# EXCERPTED DATA:
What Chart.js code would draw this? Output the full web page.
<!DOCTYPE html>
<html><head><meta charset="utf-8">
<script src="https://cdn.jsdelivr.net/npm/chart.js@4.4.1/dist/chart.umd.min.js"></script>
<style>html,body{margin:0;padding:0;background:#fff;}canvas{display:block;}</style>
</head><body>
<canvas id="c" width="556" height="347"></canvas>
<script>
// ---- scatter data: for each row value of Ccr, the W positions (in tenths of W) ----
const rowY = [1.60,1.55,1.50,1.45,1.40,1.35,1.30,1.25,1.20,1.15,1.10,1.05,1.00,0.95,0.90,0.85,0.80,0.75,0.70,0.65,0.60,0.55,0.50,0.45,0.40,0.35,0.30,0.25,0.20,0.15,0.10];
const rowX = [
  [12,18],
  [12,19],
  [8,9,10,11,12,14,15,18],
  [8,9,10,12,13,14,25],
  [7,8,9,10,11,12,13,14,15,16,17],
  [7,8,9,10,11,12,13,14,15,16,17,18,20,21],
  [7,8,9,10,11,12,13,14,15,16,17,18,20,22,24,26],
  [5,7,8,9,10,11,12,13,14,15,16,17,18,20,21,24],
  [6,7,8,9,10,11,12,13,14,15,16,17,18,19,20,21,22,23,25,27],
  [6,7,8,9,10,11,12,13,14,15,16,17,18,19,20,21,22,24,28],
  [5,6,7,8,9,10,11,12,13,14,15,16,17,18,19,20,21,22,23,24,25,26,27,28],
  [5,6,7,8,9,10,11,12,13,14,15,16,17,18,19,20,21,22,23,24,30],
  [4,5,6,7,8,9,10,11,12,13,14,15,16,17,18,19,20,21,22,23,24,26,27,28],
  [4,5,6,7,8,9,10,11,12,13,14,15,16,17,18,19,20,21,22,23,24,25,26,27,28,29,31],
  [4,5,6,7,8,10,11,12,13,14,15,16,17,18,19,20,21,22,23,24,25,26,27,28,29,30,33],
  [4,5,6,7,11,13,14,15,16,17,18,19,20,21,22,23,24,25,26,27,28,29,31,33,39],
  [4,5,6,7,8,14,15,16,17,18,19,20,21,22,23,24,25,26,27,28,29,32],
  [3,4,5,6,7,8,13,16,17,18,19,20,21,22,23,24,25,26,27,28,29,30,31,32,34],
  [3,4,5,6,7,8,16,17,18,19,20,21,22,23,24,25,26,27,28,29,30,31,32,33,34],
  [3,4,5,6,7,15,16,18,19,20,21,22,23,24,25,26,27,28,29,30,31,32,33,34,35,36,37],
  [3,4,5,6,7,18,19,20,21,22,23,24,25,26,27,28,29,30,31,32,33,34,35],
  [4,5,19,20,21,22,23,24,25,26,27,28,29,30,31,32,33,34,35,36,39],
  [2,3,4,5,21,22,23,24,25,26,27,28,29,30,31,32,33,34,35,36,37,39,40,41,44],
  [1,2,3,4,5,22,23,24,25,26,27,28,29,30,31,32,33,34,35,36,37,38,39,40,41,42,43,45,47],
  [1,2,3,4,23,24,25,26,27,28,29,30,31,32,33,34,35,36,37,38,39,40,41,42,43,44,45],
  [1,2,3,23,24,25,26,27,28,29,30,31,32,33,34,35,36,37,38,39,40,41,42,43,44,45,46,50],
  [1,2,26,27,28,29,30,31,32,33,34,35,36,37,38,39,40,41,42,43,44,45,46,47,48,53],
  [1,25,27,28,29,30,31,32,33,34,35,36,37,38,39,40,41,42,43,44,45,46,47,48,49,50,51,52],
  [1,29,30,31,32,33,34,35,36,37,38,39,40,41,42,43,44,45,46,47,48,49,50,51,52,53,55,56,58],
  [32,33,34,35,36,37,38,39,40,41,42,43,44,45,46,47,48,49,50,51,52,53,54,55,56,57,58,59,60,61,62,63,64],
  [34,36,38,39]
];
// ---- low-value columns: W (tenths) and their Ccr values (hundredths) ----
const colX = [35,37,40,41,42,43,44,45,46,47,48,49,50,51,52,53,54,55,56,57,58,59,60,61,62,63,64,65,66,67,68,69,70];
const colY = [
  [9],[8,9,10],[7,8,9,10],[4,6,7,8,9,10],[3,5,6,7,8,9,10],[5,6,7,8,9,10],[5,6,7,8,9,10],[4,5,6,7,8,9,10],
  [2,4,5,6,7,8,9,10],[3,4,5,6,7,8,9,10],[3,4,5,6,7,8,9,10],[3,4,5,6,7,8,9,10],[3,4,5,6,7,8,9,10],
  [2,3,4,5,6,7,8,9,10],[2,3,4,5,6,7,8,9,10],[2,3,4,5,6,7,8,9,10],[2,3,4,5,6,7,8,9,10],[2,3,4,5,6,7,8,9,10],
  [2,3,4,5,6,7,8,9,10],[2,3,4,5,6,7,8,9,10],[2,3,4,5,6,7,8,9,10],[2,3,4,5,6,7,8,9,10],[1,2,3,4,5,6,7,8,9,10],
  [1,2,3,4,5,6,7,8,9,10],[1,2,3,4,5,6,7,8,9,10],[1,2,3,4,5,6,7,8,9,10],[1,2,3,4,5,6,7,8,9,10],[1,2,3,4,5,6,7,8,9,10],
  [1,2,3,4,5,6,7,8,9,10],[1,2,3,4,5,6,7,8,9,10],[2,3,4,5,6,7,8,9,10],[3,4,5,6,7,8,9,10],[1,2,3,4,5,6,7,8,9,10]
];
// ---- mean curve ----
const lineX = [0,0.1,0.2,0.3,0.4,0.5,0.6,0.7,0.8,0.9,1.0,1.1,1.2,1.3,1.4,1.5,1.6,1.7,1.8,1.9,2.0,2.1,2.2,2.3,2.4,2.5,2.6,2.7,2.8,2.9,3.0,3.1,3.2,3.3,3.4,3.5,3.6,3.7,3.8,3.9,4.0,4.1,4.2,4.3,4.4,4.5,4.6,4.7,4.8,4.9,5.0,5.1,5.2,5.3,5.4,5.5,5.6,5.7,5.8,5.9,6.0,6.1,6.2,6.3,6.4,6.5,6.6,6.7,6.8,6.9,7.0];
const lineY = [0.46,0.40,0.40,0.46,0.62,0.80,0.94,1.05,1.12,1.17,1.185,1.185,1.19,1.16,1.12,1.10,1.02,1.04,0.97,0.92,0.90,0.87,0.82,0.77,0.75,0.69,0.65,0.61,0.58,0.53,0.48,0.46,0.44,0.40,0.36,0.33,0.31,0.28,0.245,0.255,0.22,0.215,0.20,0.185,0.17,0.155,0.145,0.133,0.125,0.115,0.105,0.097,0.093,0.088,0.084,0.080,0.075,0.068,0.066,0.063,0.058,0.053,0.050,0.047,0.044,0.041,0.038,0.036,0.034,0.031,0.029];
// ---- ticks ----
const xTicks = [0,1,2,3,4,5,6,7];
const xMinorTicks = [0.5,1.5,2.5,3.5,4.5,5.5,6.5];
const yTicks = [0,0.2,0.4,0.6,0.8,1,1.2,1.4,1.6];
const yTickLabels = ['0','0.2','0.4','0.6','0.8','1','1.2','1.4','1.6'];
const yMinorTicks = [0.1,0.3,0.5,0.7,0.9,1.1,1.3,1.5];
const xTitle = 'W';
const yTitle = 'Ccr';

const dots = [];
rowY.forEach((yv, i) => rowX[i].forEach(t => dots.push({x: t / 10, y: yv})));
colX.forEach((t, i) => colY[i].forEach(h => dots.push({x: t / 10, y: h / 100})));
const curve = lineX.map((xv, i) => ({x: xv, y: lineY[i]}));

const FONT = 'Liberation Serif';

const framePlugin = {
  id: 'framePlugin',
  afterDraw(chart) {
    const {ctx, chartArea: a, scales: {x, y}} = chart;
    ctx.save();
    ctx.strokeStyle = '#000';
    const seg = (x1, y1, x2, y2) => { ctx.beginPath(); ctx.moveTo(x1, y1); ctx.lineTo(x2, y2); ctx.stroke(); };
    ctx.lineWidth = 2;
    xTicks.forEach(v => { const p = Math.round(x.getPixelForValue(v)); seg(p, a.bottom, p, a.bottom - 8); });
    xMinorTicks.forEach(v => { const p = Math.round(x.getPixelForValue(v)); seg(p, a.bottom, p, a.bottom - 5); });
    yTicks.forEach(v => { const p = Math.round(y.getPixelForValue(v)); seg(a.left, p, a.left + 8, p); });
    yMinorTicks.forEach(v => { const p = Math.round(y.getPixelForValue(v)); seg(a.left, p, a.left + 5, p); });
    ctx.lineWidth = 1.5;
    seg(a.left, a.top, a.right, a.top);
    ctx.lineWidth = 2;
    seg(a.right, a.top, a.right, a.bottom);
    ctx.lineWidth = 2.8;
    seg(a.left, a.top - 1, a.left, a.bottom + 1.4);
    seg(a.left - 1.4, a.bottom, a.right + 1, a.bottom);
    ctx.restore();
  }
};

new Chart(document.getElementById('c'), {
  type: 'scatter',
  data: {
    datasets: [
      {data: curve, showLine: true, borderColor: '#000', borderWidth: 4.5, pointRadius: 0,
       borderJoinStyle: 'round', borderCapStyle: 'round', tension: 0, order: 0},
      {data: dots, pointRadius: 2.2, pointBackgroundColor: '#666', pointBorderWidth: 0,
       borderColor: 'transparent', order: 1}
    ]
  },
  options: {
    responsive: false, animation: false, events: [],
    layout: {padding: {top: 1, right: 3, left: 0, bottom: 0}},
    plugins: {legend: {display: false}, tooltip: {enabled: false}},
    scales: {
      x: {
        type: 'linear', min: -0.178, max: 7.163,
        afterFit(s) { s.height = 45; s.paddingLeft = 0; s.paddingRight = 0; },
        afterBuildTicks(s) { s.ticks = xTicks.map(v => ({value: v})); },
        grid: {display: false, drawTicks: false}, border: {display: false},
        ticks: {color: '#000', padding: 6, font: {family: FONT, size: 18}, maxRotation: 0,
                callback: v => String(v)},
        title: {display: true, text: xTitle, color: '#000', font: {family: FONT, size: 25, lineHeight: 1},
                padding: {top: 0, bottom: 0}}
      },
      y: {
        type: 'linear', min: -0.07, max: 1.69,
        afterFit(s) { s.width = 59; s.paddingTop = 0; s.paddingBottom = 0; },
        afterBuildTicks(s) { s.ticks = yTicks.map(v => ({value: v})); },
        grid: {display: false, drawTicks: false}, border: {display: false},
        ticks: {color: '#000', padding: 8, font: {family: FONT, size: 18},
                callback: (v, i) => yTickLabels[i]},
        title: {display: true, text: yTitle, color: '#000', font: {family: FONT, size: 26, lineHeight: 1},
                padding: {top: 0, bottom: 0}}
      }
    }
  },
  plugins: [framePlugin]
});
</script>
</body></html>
...
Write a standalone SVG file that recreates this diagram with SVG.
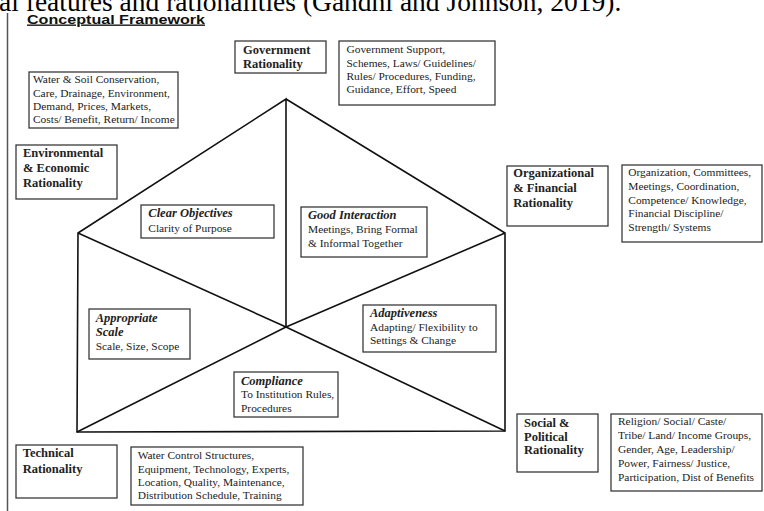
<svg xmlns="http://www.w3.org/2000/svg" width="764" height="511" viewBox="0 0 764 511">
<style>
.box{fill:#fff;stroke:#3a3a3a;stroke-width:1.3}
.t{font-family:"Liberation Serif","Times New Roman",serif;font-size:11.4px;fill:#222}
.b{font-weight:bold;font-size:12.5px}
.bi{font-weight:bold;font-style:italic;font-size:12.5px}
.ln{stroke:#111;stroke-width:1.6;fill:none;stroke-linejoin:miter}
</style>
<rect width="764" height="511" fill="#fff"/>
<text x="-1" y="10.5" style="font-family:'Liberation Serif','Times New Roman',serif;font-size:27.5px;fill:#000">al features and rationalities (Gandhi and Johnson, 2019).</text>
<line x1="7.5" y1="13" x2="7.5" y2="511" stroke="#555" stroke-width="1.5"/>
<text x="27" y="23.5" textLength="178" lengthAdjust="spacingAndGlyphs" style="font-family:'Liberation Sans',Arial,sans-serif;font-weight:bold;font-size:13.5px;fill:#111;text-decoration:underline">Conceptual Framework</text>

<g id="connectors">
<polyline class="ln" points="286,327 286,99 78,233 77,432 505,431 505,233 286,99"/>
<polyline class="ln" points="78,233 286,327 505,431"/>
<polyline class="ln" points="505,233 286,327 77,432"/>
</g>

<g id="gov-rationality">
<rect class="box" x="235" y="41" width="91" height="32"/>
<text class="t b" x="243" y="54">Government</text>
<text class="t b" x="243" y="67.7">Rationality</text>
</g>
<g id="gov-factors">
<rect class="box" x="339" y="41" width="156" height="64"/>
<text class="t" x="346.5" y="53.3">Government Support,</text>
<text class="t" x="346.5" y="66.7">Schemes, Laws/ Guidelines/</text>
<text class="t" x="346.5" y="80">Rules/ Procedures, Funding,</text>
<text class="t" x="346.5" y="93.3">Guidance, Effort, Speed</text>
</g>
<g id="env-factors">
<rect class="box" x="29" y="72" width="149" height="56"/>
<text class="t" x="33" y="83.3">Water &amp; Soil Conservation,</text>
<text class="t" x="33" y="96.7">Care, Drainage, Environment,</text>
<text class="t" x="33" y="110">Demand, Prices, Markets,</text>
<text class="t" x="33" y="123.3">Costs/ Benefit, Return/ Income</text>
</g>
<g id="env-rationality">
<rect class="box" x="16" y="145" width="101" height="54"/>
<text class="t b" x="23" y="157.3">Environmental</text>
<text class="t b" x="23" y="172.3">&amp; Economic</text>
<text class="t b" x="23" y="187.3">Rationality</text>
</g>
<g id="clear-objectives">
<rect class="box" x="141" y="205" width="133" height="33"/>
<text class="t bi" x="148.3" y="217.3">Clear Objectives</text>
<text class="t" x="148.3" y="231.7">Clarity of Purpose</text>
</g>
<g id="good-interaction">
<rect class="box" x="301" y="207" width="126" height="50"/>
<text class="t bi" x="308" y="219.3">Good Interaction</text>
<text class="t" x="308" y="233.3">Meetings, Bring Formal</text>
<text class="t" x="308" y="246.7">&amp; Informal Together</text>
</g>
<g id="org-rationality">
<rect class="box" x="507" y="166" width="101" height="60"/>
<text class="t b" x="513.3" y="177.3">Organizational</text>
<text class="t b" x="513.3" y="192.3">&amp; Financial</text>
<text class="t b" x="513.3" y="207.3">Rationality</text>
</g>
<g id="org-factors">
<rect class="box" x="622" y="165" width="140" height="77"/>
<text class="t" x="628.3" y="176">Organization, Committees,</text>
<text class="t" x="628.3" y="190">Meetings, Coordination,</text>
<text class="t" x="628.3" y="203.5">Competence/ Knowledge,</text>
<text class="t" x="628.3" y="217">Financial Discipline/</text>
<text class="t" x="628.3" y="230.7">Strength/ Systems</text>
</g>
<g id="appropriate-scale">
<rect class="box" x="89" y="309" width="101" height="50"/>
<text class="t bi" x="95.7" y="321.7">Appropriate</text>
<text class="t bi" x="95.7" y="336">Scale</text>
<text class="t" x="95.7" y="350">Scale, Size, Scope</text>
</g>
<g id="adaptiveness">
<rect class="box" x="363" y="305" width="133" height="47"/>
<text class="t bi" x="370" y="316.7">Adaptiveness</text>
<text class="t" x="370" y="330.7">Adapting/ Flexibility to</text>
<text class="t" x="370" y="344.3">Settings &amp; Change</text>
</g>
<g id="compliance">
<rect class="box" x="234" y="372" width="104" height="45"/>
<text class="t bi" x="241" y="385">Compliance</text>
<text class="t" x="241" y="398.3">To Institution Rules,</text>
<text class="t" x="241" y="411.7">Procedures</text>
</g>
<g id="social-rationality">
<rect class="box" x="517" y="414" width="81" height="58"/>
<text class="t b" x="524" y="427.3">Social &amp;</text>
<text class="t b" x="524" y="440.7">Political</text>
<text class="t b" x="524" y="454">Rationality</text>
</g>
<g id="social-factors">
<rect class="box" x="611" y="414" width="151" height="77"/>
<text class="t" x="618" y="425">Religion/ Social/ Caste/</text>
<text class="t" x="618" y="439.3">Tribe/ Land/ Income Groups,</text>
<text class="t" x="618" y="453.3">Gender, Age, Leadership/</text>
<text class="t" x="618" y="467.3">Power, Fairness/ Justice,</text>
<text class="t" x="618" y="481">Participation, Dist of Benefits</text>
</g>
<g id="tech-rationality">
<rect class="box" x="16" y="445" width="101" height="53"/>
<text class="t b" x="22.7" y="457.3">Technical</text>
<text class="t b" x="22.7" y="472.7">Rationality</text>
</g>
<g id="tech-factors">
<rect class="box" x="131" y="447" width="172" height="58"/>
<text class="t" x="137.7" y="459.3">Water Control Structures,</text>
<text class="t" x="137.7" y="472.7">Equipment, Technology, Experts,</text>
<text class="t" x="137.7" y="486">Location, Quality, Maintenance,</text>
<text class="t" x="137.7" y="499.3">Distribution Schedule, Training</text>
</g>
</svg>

# WHAT IS BEING ASKED:
Across the data, tally the lines containing "this" and give back the number alone.

# IN RESPONSE:
2